# Start of SOURCE DATA
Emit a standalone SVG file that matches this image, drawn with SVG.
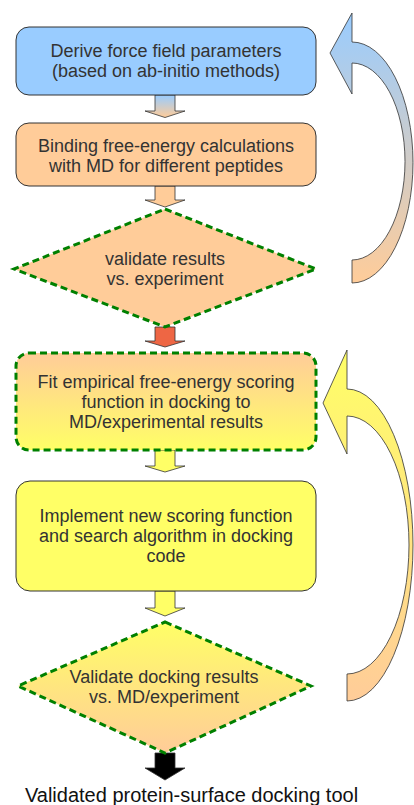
<svg xmlns="http://www.w3.org/2000/svg" width="414" height="805" viewBox="0 0 414 805">
  <defs>
    <linearGradient id="gBlueOrange" x1="0" y1="0" x2="0" y2="1">
      <stop offset="0" stop-color="#99ccff"/>
      <stop offset="1" stop-color="#ffcc99"/>
    </linearGradient>
    <linearGradient id="gOrangeYellow" x1="0" y1="0" x2="0" y2="1">
      <stop offset="0" stop-color="#ffcc99"/>
      <stop offset="1" stop-color="#ffff66"/>
    </linearGradient>
    <linearGradient id="gYellowOrange" x1="0" y1="0" x2="0" y2="1">
      <stop offset="0" stop-color="#ffff66"/>
      <stop offset="1" stop-color="#ffcc99"/>
    </linearGradient>
    <linearGradient id="gLoopBlue" x1="0" y1="0" x2="0" y2="1">
      <stop offset="0" stop-color="#99ccff"/>
      <stop offset="1" stop-color="#ffcc99"/>
    </linearGradient>
    <linearGradient id="gLoopYellow" x1="0" y1="0" x2="0" y2="1">
      <stop offset="0" stop-color="#ffff66"/>
      <stop offset="1" stop-color="#ffcc99"/>
    </linearGradient>
  </defs>
  <style>
    .box { stroke: #333333; stroke-width: 1; }
    .dash { stroke: #008000; stroke-width: 3; stroke-dasharray: 7 4; }
    .arrow { stroke: #333333; stroke-width: 0.8; stroke-linejoin: miter; }
    .label { font-family: "Liberation Sans", Arial, sans-serif; font-size: 18px; fill: #333333; text-anchor: middle; }
    .final { font-family: "Liberation Sans", Arial, sans-serif; font-size: 20px; fill: #111111; text-anchor: middle; }
  </style>

  <!-- connectors: block arrows between steps and the two feedback loops -->
  <g id="connectors">
    <path class="arrow" fill="url(#gBlueOrange)" d="M155,95 L175,95 L175,111 L185,111 L165,117.5 L145,111 L155,111 Z"/>
    <path class="arrow" fill="#ffcc99" d="M155,186 L175,186 L175,200 L185,200 L165,207 L145,200 L155,200 Z"/>
    <path class="arrow" fill="#ee6644" d="M155,327 L175,327 L175,341 L185,341 L165,347 L145,341 L155,341 Z"/>
    <path class="arrow" fill="#ffff66" d="M155,450 L175,450 L175,466 L185,466 L165,472 L145,466 L155,466 Z"/>
    <path class="arrow" fill="#ffff66" d="M155,591 L175,591 L175,608 L185,608 L165,616 L145,608 L155,608 Z"/>
    <path class="arrow" fill="#000000" d="M155,753 L175,753 L175,768 L185,768 L165,780 L145,768 L155,768 Z"/>

    <path id="loop1" class="arrow" fill="url(#gLoopBlue)" d="M352,13 L330,53 L352,94 L352,63 A53,98.5 0 0 1 352,260 L352,283 A61,120.5 0 0 0 352,42 Z"/>
    <path id="loop2" class="arrow" fill="url(#gLoopYellow)" d="M347,350 L323,403 L347,454 L347,416 A62,129 0 0 1 347,674 L347,701 A66,156 0 0 0 347,389 Z"/>
  </g>

  <g id="n1">
    <rect class="box" x="16" y="27" width="300" height="68" rx="13" fill="#99ccff"/>
    <text class="label" x="166" y="57">Derive force field parameters</text>
    <text class="label" x="166" y="77">(based on ab-initio methods)</text>
  </g>

  <g id="n2">
    <rect class="box" x="16" y="123" width="300" height="63" rx="13" fill="#ffcc99"/>
    <text class="label" x="166" y="152">Binding free-energy calculations</text>
    <text class="label" x="166" y="172">with MD for different peptides</text>
  </g>

  <g id="n3">
    <polygon class="dash" fill="#ffcc99" points="165,209 316,269 165,327 14,269"/>
    <text class="label" x="165" y="265">validate results</text>
    <text class="label" x="165" y="285">vs. experiment</text>
  </g>

  <g id="n4">
    <rect class="dash" x="16" y="353" width="300" height="97" rx="13" fill="url(#gOrangeYellow)"/>
    <text class="label" x="166" y="388">Fit empirical free-energy scoring</text>
    <text class="label" x="166" y="408">function in docking to</text>
    <text class="label" x="166" y="428">MD/experimental results</text>
  </g>

  <g id="n5">
    <rect class="box" x="16" y="481" width="300" height="110" rx="14" fill="#ffff66"/>
    <text class="label" x="166" y="522">Implement new scoring function</text>
    <text class="label" x="166" y="542">and search algorithm in docking</text>
    <text class="label" x="166" y="562">code</text>
  </g>

  <g id="n6">
    <polygon class="dash" fill="url(#gYellowOrange)" points="165,622 311,686 165,753 18,686"/>
    <text class="label" x="164" y="683">Validate docking results</text>
    <text class="label" x="164" y="703">vs. MD/experiment</text>
  </g>

  <g id="n7">
    <text class="final" x="191.5" y="802">Validated protein-surface docking tool</text>
  </g>
</svg>
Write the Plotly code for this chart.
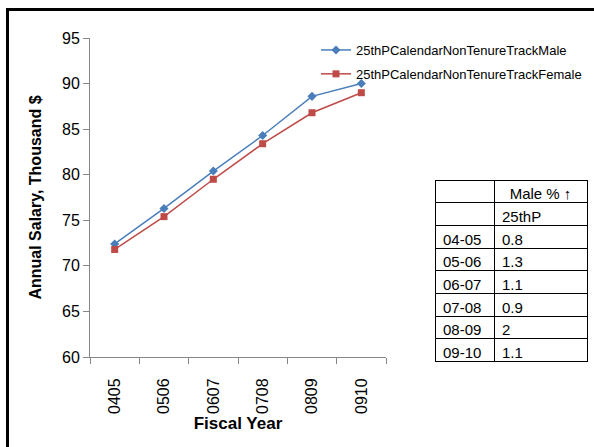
import plotly.graph_objects as go

# ---- data ----
fiscal_years = ["0405", "0506", "0607", "0708", "0809", "0910"]
male_salary = [72.4, 76.3, 80.4, 84.3, 88.6, 90.0]
female_salary = [71.8, 75.4, 79.5, 83.4, 86.8, 89.0]
male_name = "25thPCalendarNonTenureTrackMale"
female_name = "25thPCalendarNonTenureTrackFemale"
table_years = ["04-05", "05-06", "06-07", "07-08", "08-09", "09-10"]
table_male_pct = ["0.8", "1.3", "1.1", "0.9", "2", "1.1"]
table_header = ["", "Male % \u2191"]
table_subheader = ["", "25thP"]

# ---- layout geometry (pixels) ----
W, H = 594, 447
ML, MR, MT, MB = 90, 6, 38, 80
PW = W - ML - MR
PH = H - MT - MB


def px(x):
    return (x - ML) / PW


def py(y):
    return (H - MB - y) / PH


FONT = "Liberation Sans"
AXIS_COLOR = "#868686"

fig = go.Figure()
fig.add_trace(go.Scatter(
    x=fiscal_years, y=male_salary, name=male_name, mode="lines+markers",
    line=dict(color="#4A7EBB", width=1.5),
    marker=dict(symbol="diamond", size=7, color="#4A7EBB"),
    legendgroup="m",
))
fig.add_trace(go.Scatter(
    x=fiscal_years, y=female_salary, name=female_name, mode="lines+markers",
    line=dict(color="#BE4B48", width=1.5),
    marker=dict(symbol="square", size=7, color="#BE4B48"),
    legendgroup="f",
))

fig.add_trace(go.Table(
    domain=dict(x=[px(435), px(587)], y=[py(364), py(180)]),
    columnwidth=[59, 93],
    header=dict(
        values=table_header,
        align=["left", "center"],
        height=22.7,
        line=dict(color="black", width=1),
        fill=dict(color="white"),
        font=dict(family=FONT, size=15, color="black"),
    ),
    cells=dict(
        values=[[table_subheader[0]] + table_years,
                [table_subheader[1]] + table_male_pct],
        align="left",
        height=22.7,
        line=dict(color="black", width=1),
        fill=dict(color="white"),
        font=dict(family=FONT, size=15, color="black"),
    ),
))

fig.update_layout(
    width=W, height=H,
    margin=dict(l=ML, r=MR, t=MT, b=MB, pad=0),
    paper_bgcolor="white", plot_bgcolor="white",
    font=dict(family=FONT, color="black"),
    showlegend=True,
    legend=dict(
        x=px(316), y=py(35), xanchor="left", yanchor="top",
        font=dict(family=FONT, size=13, color="black"),
        bgcolor="rgba(0,0,0,0)", tracegroupgap=4,
    ),
    xaxis=dict(
        domain=[0, (386 - ML) / PW],
        type="category", range=[-0.5, 5.5], automargin=False,
        showline=True, linecolor=AXIS_COLOR, linewidth=1,
        ticks="outside", ticklen=6, tickcolor=AXIS_COLOR, tickson="boundaries",
        tickangle=-90, tickfont=dict(size=16, color="black"),
        ticklabelstandoff=14,
        showgrid=False, zeroline=False,
        title=dict(text="<b>Fiscal Year</b>", font=dict(size=17), standoff=4),
    ),
    yaxis=dict(
        domain=[py(357), 1],
        range=[60, 95], dtick=5, automargin=False,
        showline=True, linecolor=AXIS_COLOR, linewidth=1,
        ticks="outside", ticklen=6, tickcolor=AXIS_COLOR,
        tickfont=dict(size=16, color="black"),
        showgrid=False, zeroline=False,
        title=dict(text="<b>Annual Salary, Thousand $</b>", font=dict(size=16), standoff=16),
    ),
)

# outer frame (thick black border, right and bottom edges outside the image)
fig.add_shape(type="rect", xref="paper", yref="paper",
              x0=px(7.5), x1=px(620), y0=py(470), y1=py(9.5),
              line=dict(color="black", width=3), layer="above")

fig.write_html(
    "out.html",
    config={"displayModeBar": False},
    post_script="document.body.style.margin='0';document.body.style.overflow='hidden';",
)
# End of SOURCE DATA
EXERCISE DESCRIPTION
Give the lines above again exactly, from the one containing "Write the Plotly code for this chart." to the one containing "import plotly.graph_objects as go", both included, but leave out the pictures.

THE COMPLETED TASK
Write the Plotly code for this chart.
import plotly.graph_objects as go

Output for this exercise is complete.